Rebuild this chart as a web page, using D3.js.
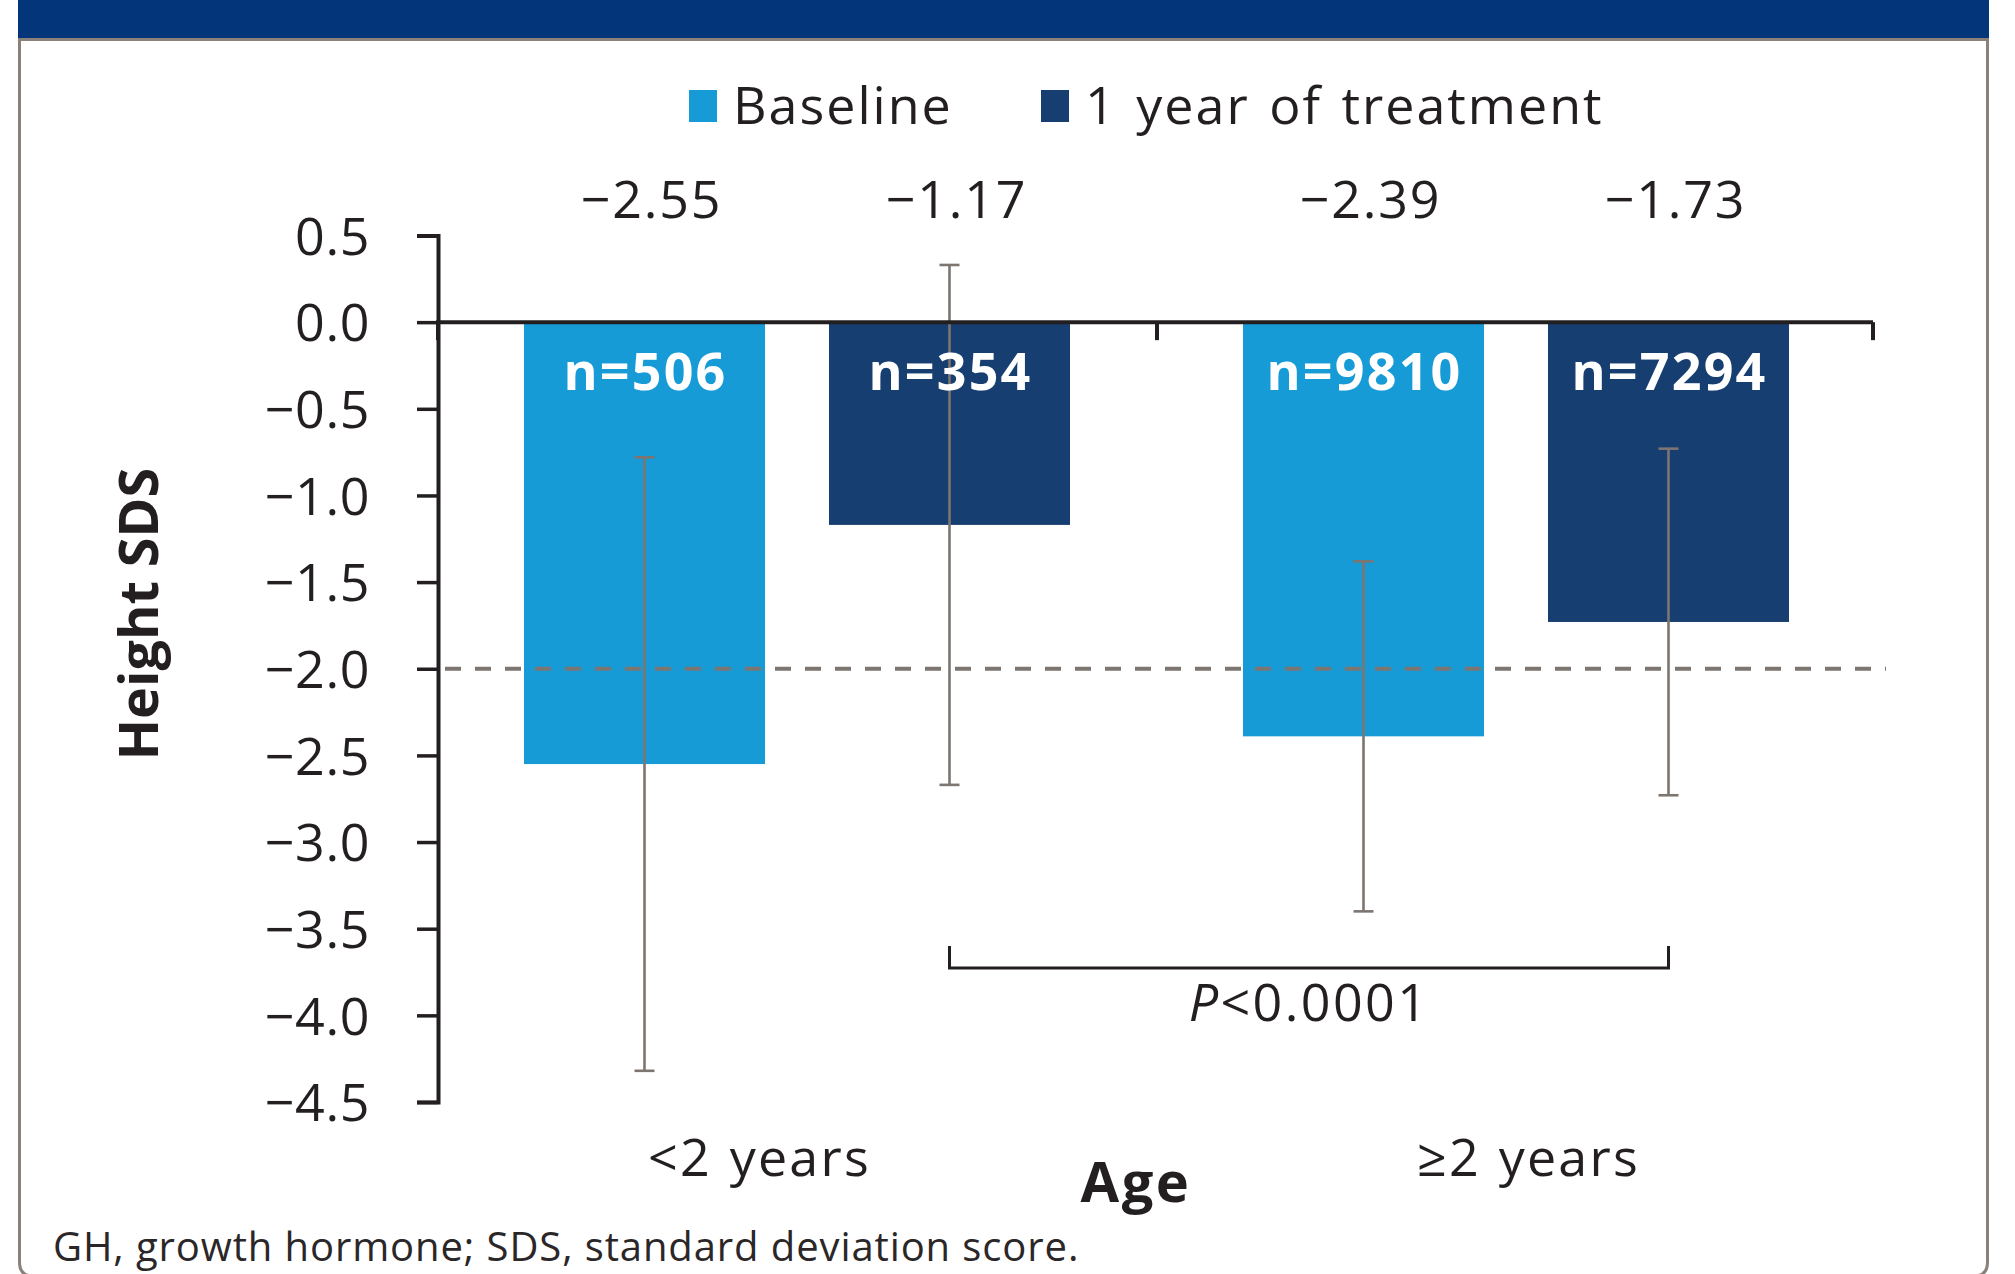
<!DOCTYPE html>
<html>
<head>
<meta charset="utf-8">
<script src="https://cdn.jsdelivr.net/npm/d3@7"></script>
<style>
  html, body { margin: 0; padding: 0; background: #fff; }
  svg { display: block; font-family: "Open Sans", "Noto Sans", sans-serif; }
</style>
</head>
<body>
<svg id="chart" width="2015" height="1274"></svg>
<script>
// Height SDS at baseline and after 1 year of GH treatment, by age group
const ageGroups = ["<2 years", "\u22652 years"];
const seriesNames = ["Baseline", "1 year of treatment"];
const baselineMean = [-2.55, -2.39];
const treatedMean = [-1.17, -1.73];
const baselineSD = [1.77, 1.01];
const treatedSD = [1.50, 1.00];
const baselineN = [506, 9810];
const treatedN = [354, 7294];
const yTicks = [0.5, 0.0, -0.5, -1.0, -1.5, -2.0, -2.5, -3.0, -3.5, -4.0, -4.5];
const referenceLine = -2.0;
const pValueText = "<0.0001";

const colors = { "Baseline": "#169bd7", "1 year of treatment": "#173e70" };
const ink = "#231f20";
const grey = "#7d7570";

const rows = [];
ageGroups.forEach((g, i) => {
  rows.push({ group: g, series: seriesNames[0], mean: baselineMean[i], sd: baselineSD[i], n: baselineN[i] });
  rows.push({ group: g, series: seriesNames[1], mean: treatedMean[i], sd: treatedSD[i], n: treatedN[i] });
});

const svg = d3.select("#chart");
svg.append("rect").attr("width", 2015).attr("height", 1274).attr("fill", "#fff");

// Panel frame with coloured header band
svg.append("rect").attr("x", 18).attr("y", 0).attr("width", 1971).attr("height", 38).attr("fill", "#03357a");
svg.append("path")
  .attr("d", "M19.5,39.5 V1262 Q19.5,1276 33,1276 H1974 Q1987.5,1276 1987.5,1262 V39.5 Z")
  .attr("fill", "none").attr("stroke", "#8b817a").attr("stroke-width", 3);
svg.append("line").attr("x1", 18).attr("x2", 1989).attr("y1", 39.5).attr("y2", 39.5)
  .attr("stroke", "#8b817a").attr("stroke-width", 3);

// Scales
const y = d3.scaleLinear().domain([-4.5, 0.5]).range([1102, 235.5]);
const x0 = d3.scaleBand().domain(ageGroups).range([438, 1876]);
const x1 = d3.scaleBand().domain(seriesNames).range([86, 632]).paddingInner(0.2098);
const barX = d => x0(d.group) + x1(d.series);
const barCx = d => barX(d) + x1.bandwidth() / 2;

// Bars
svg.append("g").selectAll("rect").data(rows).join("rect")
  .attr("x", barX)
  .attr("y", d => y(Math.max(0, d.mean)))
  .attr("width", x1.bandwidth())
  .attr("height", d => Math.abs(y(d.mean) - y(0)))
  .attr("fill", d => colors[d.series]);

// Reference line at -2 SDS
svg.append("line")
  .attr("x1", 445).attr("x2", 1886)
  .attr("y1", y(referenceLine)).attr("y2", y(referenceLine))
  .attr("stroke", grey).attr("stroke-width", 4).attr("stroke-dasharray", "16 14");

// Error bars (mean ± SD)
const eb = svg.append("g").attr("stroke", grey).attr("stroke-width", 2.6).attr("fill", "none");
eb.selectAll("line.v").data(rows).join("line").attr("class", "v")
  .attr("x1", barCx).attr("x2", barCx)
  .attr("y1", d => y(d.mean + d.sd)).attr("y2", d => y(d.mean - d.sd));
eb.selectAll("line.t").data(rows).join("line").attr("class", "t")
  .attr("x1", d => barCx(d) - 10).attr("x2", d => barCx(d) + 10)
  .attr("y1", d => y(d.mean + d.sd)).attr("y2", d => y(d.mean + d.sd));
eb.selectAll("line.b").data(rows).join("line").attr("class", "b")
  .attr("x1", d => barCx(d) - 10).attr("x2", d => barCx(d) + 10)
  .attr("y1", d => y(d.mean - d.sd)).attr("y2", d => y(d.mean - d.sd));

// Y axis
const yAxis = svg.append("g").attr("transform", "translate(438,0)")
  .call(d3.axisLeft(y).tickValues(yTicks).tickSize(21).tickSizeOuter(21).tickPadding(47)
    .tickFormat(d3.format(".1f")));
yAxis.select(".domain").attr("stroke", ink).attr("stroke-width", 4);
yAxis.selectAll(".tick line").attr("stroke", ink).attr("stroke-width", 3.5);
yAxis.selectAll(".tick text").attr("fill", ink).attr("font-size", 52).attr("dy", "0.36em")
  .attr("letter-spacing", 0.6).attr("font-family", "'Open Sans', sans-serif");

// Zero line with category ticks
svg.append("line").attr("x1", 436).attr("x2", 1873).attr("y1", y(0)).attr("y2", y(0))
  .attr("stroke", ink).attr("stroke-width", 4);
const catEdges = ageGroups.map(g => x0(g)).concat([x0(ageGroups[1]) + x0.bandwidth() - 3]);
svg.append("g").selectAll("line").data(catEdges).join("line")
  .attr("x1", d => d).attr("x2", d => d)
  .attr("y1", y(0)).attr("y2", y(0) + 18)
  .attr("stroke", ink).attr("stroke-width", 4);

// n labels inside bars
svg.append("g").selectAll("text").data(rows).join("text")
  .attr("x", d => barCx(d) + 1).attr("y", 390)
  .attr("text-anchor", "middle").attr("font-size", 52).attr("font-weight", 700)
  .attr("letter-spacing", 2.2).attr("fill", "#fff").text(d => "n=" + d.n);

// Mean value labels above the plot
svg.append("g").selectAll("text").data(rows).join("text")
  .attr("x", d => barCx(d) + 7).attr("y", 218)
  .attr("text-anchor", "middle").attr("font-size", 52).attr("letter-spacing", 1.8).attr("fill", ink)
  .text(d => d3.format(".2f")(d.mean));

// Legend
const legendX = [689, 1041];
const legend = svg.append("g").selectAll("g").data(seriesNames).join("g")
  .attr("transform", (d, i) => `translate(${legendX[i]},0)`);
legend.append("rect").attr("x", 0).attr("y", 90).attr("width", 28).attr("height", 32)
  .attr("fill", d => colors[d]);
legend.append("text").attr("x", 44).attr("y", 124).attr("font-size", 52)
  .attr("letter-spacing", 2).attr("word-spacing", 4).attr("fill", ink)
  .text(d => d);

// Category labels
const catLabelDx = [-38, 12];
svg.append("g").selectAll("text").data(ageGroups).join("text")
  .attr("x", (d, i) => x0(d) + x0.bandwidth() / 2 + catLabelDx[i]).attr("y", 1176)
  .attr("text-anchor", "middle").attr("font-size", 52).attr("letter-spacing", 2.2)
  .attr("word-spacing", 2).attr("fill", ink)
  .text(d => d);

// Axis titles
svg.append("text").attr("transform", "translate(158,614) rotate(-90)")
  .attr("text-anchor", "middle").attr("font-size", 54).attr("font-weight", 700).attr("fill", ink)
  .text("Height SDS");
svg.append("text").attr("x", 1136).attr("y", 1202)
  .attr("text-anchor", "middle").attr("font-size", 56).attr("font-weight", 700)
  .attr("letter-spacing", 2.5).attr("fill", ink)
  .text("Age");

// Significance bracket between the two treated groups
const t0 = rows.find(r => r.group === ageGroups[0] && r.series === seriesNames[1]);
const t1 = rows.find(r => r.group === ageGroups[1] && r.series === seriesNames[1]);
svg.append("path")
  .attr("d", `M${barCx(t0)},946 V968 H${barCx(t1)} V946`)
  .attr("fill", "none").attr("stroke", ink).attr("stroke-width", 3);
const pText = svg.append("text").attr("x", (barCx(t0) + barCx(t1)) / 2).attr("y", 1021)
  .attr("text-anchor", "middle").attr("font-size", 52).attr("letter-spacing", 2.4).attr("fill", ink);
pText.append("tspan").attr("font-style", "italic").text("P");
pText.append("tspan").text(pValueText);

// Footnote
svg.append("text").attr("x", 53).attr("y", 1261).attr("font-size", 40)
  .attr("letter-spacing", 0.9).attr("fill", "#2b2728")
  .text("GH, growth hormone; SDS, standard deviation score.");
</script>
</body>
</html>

====================

▶ What needs to be done: Look for the word "chart" in every line of the listing and copy the lines that have it.

▶ Task solution:
Rebuild this chart as a web page, using D3.js.
<svg id="chart" width="2015" height="1274"></svg>
const svg = d3.select("#chart");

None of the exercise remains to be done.